Selbst wenn sie (noch) keinen echten Veränderungsdruck verspüren, sollten Unternehmen, die zu echten digitalen Innovatoren werden wollen, ihre Komfortzone verlassen. Positiver formuliert: sie müssen anstreben, nicht nur die Anforderungen ihrer Kunden zu erfüllen, sondern sie zu antizipieren.

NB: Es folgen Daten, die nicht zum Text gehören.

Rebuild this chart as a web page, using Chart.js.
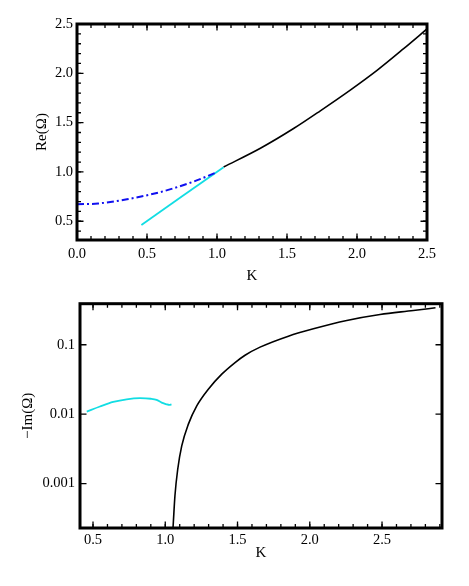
<!DOCTYPE html>
<html>
<head>
<meta charset="utf-8">
<script src="https://cdn.jsdelivr.net/npm/chart.js@4.4.1/dist/chart.umd.min.js"></script>
<style>
  html, body { margin: 0; padding: 0; background: #fff; }
  .panel { position: absolute; left: 0; }
</style>
</head>
<body>
<div class="panel" style="top:0"><canvas id="reChart" width="469" height="290"></canvas></div>
<div class="panel" style="top:290px"><canvas id="imChart" width="469" height="296"></canvas></div>
<script>
(function(){
    'use strict';

    // top panel: Re(Omega) vs K
    const blueK  = [0, 0.15, 0.357, 0.595, 0.833, 1.0];
    const blueRe = [0.672, 0.68, 0.723, 0.796, 0.902, 0.997];

    const cyanTopK  = [0.46, 1.047];
    const cyanTopRe = [0.462, 1.048];

    const blackTopK  = [1.047, 1.31, 1.547, 1.738, 1.952, 2.143, 2.333, 2.5];
    const blackTopRe = [1.05, 1.24, 1.44, 1.62, 1.83, 2.03, 2.25, 2.45];

    const topXTicks = [0, 0.5, 1.0, 1.5, 2.0, 2.5];
    const topYTicks = [0.5, 1.0, 1.5, 2.0, 2.5];

    // bottom panel: -Im(Omega) vs K (log)
    const cyanBotK  = [0.457, 0.548, 0.64, 0.733, 0.825, 0.9, 0.94, 0.975, 1.008, 1.028, 1.043];
    const cyanBotIm = [0.0109, 0.0129, 0.0150, 0.0164, 0.0170, 0.0167, 0.0161, 0.0147, 0.0139, 0.0136, 0.0139];

    const blackBotK  = [1.052, 1.056, 1.067, 1.086, 1.114, 1.16, 1.218, 1.298, 1.391, 1.483, 1.552, 1.656, 1.852, 2.025, 2.256, 2.486, 2.717, 2.87];
    const blackBotIm = [0.0002, 0.00028, 0.00067, 0.0016, 0.0035, 0.0072, 0.0132, 0.0229, 0.0377, 0.0554, 0.0707, 0.0924, 0.133, 0.170, 0.224, 0.273, 0.311, 0.341];

    const botXTicks = [0.5, 1.0, 1.5, 2.0, 2.5];
    const botYTicks = [0.001, 0.01, 0.1];

    const SERIF = "'Liberation Serif', 'DejaVu Serif', serif";
    const tickFont = { family: SERIF, size: 14.5 };
    const titleFont = { family: SERIF, size: 15 };
    const CYAN = '#12dde3';
    const BLUE = '#1010f0';

    function pts(xs, ys){ return xs.map((x,i) => ({x: x, y: ys[i]})); }

    function line(data, color, dash, width){
        return {
            data: data,
            borderColor: color,
            borderWidth: width || 1.6,
            borderDash: dash || [],
            pointRadius: 0,
            fill: false,
            showLine: true,
            tension: 0.4,
            cubicInterpolationMode: 'monotone'
        };
    }

    // frame with inward ticks on all four sides
    const framePlugin = {
        id: 'frame',
        afterDraw(chart, args, opts){
            const ctx = chart.ctx, a = chart.chartArea;
            const xs = chart.scales.x, ys = chart.scales.y;
            ctx.save();
            ctx.strokeStyle = '#000';
            ctx.lineWidth = 1.3;

            function xTick(v, len){
                const px = xs.getPixelForValue(v);
                ctx.beginPath();
                ctx.moveTo(px, a.bottom); ctx.lineTo(px, a.bottom - len);
                ctx.moveTo(px, a.top); ctx.lineTo(px, a.top + len);
                ctx.stroke();
            }
            function yTick(v, len){
                const py = ys.getPixelForValue(v);
                ctx.beginPath();
                ctx.moveTo(a.left, py); ctx.lineTo(a.left + len, py);
                ctx.moveTo(a.right, py); ctx.lineTo(a.right - len, py);
                ctx.stroke();
            }

            if(opts.xMinor){
                for(let v = Math.ceil(xs.min / opts.xMinor) * opts.xMinor; v <= xs.max + 1e-9; v += opts.xMinor) xTick(v, 4);
            }
            if(opts.yMinor){
                for(let v = Math.ceil(ys.min / opts.yMinor) * opts.yMinor; v <= ys.max + 1e-9; v += opts.yMinor) yTick(v, 4);
            }
            xs.ticks.forEach(t => xTick(t.value, 6.5));
            ys.ticks.forEach(t => yTick(t.value, 6.5));

            ctx.lineWidth = 3;
            ctx.strokeRect(a.left, a.top, a.right - a.left, a.bottom - a.top);
            ctx.restore();
        }
    };

    function baseOptions(){
        return {
            responsive: false,
            animation: false,
            events: [],
            plugins: { legend: { display: false }, tooltip: { enabled: false } }
        };
    }

    // top chart
    const topOpts = baseOptions();
    topOpts.layout = { padding: { top: 24, right: 42, left: 0, bottom: 0 } };
    topOpts.plugins.frame = { xMinor: 0.1, yMinor: 0.1 };
    topOpts.scales = {
        x: {
            type: 'linear', min: 0, max: 2.5,
            afterBuildTicks(s){ s.ticks = topXTicks.map(v => ({ value: v })); },
            ticks: { callback: v => v.toFixed(1), font: tickFont, color: '#000', padding: 5, maxRotation: 0, autoSkip: false },
            grid: { display: false, drawTicks: false },
            border: { display: false },
            title: { display: true, text: 'K', font: titleFont, color: '#000', padding: { top: 0, bottom: 5 } },
            afterFit(s){ s.height = 50; }
        },
        y: {
            type: 'linear', min: 0.31, max: 2.5,
            afterBuildTicks(s){ s.ticks = topYTicks.map(v => ({ value: v })); },
            ticks: { callback: v => v.toFixed(1), font: tickFont, color: '#000', padding: 4 },
            grid: { display: false, drawTicks: false },
            border: { display: false },
            title: { display: true, text: 'Re(Ω)', font: titleFont, color: '#000', padding: { top: 33, bottom: 0 } },
            afterFit(s){ s.width = 77; }
        }
    };

    new Chart(document.getElementById('reChart').getContext('2d'), {
        type: 'scatter',
        data: {
            datasets: [
                line(pts(blueK, blueRe), BLUE, [7, 3, 2, 3], 2),
                line(pts(cyanTopK, cyanTopRe), CYAN, [], 1.8),
                line(pts(blackTopK, blackTopRe), '#000', [], 1.6)
            ]
        },
        options: topOpts,
        plugins: [framePlugin]
    });

    // bottom chart
    const botOpts = baseOptions();
    botOpts.layout = { padding: { top: 13, right: 27, left: 0, bottom: 0 } };
    botOpts.plugins.frame = { xMinor: 0.1, yMinor: 0 };
    botOpts.scales = {
        x: {
            type: 'linear', min: 0.41, max: 2.915,
            afterBuildTicks(s){ s.ticks = botXTicks.map(v => ({ value: v })); },
            ticks: { callback: v => v.toFixed(1), font: tickFont, color: '#000', padding: 3, maxRotation: 0, autoSkip: false },
            grid: { display: false, drawTicks: false },
            border: { display: false },
            title: { display: true, text: 'K', font: titleFont, color: '#000', padding: { top: 0, bottom: 24 } },
            afterFit(s){ s.height = 58; }
        },
        y: {
            type: 'logarithmic', min: 0.00023, max: 0.39,
            afterBuildTicks(s){ s.ticks = botYTicks.map(v => ({ value: v })); },
            ticks: { callback: v => String(v), font: tickFont, color: '#000', padding: 5 },
            grid: { display: false, drawTicks: false },
            border: { display: false },
            title: { display: true, text: '−Im(Ω)', font: titleFont, color: '#000', padding: { top: 19, bottom: 0 } },
            afterFit(s){ s.width = 80; }
        }
    };

    new Chart(document.getElementById('imChart').getContext('2d'), {
        type: 'scatter',
        data: {
            datasets: [
                line(pts(cyanBotK, cyanBotIm), CYAN, [], 1.8),
                line(pts(blackBotK, blackBotIm), '#000', [], 1.6)
            ]
        },
        options: botOpts,
        plugins: [framePlugin]
    });
})();
</script>
</body>
</html>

SKF, ein Weltmarktführer für Kugellager und ein Zulieferer für viele Branchen macht hier eine gute Figur. Das Unternehmen denkt die Strategie des Kunden mit: SKF fragt sich zum Beispiel, wo die neuralgischen Punkte im Geschäftsmodell von Windturbinen-Betreibern liegen. Die Wartung dieser Windturbinen ist aufwendig, weil die Anlagen geographisch weit auseinanderliegen. Gleichzeitig müssen sie zuverlässig laufen, wenn die Windverhältnisse ideal sind. SKF entwickelt proaktiv Leistungen, die über das eigene Kerngeschäft hinausgehen. In diesem Fall, indem das Unternehmen Möglichkeiten schafft, die Windkraftanlagen mobil und cloudbasiert zu betreiben und zu warten.
Neue Möglichkeiten der Wertschöpfung
Die Digitalisierung erschließt für Unternehmen völlig neue Möglichkeiten der Wertschöpfung. Wer sich eingehend mit den Chancen digitalen Innovierens befasst, wird automatisch beginnen darüber nachzudenken, welchen Wert man in einem Markt künftig schaffen möchte. Beckhoff, ein führender Hersteller von Automatisierungstechnik, ist hierfür ein gutes Beispiel. Beckhoff entwickelte eine Lösung, die Daten von zentralen Fertigungssystemen aus der Werkshalle seiner Kunden in die Cloud sendet. Diese Konnektivität eröffnet eine Kommunikation in zwei Richtungen. Plötzlich sind Kunden von Beckhoff in der Lage, ihre Maschinendaten über die Cloud senden und empfangen. Das bedeutet, sie können von überall auf der Welt ihre Fertigung steuern oder ihre Anlagen warten. Mit einem solchen Angebot wandelt sich das Unternehmen vom Hard- zum Softwareanbieter. Und nicht nur das: Beckhoff treibt mit seinen Lösungen den Wandel des Geschäftsmodells seiner Kunden voran. Dadurch nimmt das Unternehmen in der Wertschöpfungskette eine ganz neue Rolle ein.
Die richtige Einstellung gegenüber digitalen Innovationen in der Unternehmenskultur zu verankern, klappt nicht von heute auf morgen. Gleichzeitig wächst aber die Zahl der Unternehmen, die in der digitalen Welt erfolgreich sind, weil sie genau das geschafft haben. Sie beweisen, dass es die Anstrengung wert ist. Damit ist dann nicht nur die reine Existenz gesichert, sondern der Grundstein für eine blühende Zukunft gelegt.